The matter was essentially off the agenda, for this parliamentary term at least, with the Senate vote against a plebiscite. It is now only dominating the day-to-day political debate and media because a mere handful, driven by personal egos in quest of their moment in the sun, or for some irrelevant factional “power” game, or whatever, have put it there, and been given the leeway to do so. What the hell is their end game? Do these people really believe that even if they “win” by forcing what is ultimately a successful parliamentary vote, that it will help them win the next election? Do they really want to feed, if not ensure, the prospect of yet another PM being replaced mid-term?

The electoral take out can only be negative. To the “silent majority” these dissidents are confirming all that is “wrong” with our so-called democratic system – where a vocal and organised minority can drive our governments, at the expense of the more significant issues of the majority.

Turnbull, of course, has got himself into an extremely compromised position on the issue, and with his leadership. He initially opposed the Abbott proposal for a plebiscite, a proposal designed to simply delay a parliamentary vote. Then, in order to secure the leadership he committed to retain the party position on a plebiscite.
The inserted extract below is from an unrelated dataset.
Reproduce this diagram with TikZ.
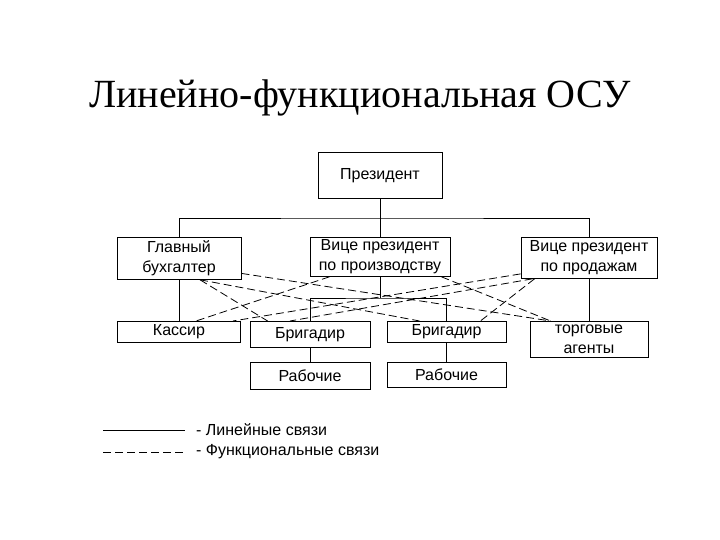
\documentclass[tikz,border=0pt]{standalone}
\usepackage{fontspec}
\setmainfont{Liberation Serif}
\newfontfamily\arialfont{Liberation Sans}
\usetikzlibrary{positioning,calc}
\tikzset{
box/.style={
draw,
line width=0.8pt,
inner sep=0pt,
align=center,
anchor=north,
font=\arialfont\fontsize{16}{19.5}\selectfont
},
legendtext/.style={
anchor=west,
inner sep=0pt,
font=\arialfont\fontsize{16}{19}\selectfont
},
lin/.style={
line width=0.8pt
},
func/.style={
line width=0.8pt,
dash pattern=on 8pt off 4pt
}
}

\begin{document}
\begin{tikzpicture}[x=1pt,y=1pt]
\useasboundingbox (0,0) rectangle (720,540);
\node[font=\fontsize{40}{48}\selectfont](title) at (360,442){Линейно-функциональная ОСУ};

\node[box,minimum width=124pt,minimum height=46pt](pres) at (380,388){Президент};
\node[box,minimum width=124pt,minimum height=42pt](gb) at (179,303){Главный\\бухгалтер};
\node[box,minimum width=140pt,minimum height=39pt](vpp) at (380,303){Вице президент\\по производству};
\node[box,minimum width=136pt,minimum height=41pt](vps) at (589,303){Вице президент\\по продажам};
\node[box,minimum width=123pt,minimum height=21pt](kas) at (179,219){Кассир};
\node[box,minimum width=120pt,minimum height=26pt](br1) at (310,219){Бригадир};
\node[box,minimum width=119pt,minimum height=21pt](br2) at (446.5,219){Бригадир};
\node[box,minimum width=118pt,minimum height=36pt](ta) at (589,219){торговые\\агенты};
\node[box,minimum width=120pt,minimum height=27pt](rab1) at (310,178){Рабочие};
\node[box,minimum width=119pt,minimum height=25pt](rab2) at (446.5,178){Рабочие};

\coordinate(bar) at (380,322);
\coordinate(brg) at (380,242);
\draw[lin](pres.south)--(bar);
\draw[lin](gb.north)|-(bar)-|(vps.north);
\draw[lin](bar)--(vpp.north);
\draw[lin](gb.south)--(kas.north);
\draw[lin](vps.south)--(ta.north);
\draw[lin](vpp.south)--(brg);
\draw[lin](br1.north)|-(brg)-|(br2.north);
\draw[lin](br1.south)--(rab1.north);
\draw[lin](br2.south)--(rab2.north);

\draw[func]([yshift=-15pt]gb.east)--([xshift=21pt]ta.north west);
\draw[func]([xshift=21pt]gb.south)--([xshift=18pt]br1.north west);
\draw[func]([xshift=21pt]gb.south)--([xshift=33pt]br2.north west);
\draw[func]([xshift=20pt]vpp.south west)--([xshift=17pt]kas.north);
\draw[func]([xshift=-9pt]vpp.south east)--([xshift=21pt]ta.north west);
\draw[func]([xshift=14pt]vps.south west)--([xshift=-26pt]br2.north east);
\draw[func]([yshift=-16pt]vps.west)--([xshift=-8pt]kas.north east);
\draw[func]([xshift=12pt]vps.south west)--([xshift=-20pt]br1.north);

\node[legendtext](lk) at (196,110){- Линейные связи};
\node[legendtext](fk) at (196,88){- Функциональные связи};
\coordinate(l1) at (103,110);
\coordinate(l2) at (103,88);
\draw[lin](l1)--([xshift=-11pt]lk.west);
\draw[func](l2)--([xshift=-13pt]fk.west);
\end{tikzpicture}
\end{document}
He met that commitment by taking it to an election and, even with a narrow win, was able to claim a “mandate”. He then initiated a parliamentary process on the plebiscite, but lost.

I was somewhat surprised that Turnbull didn't seize the moment and move quickly to a full parliamentary conscience vote, just managing any minor party fallout. The electoral commitment of a plebiscite had essentially been met. It was an opportunity for confident leadership. That opportunity was unfortunately lost.

To allow these few dissidents to dominate and drive the debate in recent days has again seen Turnbull look weak, hoist with his own petard.

Voters simply want a government that understands and delivers against their needs, while setting a clear sense of strategy and vision within which the longer-term structural challenges can be effectively met.

Turnbull's first challenge is to start to deliver the leadership he promised, and the first stage of that is to re-establish unity, and an electorally significant purpose.

The joint party room is the venue for a once-and-for all debate and binding secret ballot. Turnbull must demonstrate clear leadership by leading and controlling that debate. His cabinet and ministry simply must support him. Discipline must then be enforced on the outcome, and the government's focus moved back to delivering against voter expectations. To do otherwise will ensure a Shorten victory.

John Hewson is a professor at the Crawford School of Public Policy, ANU, and a former Liberal opposition leader.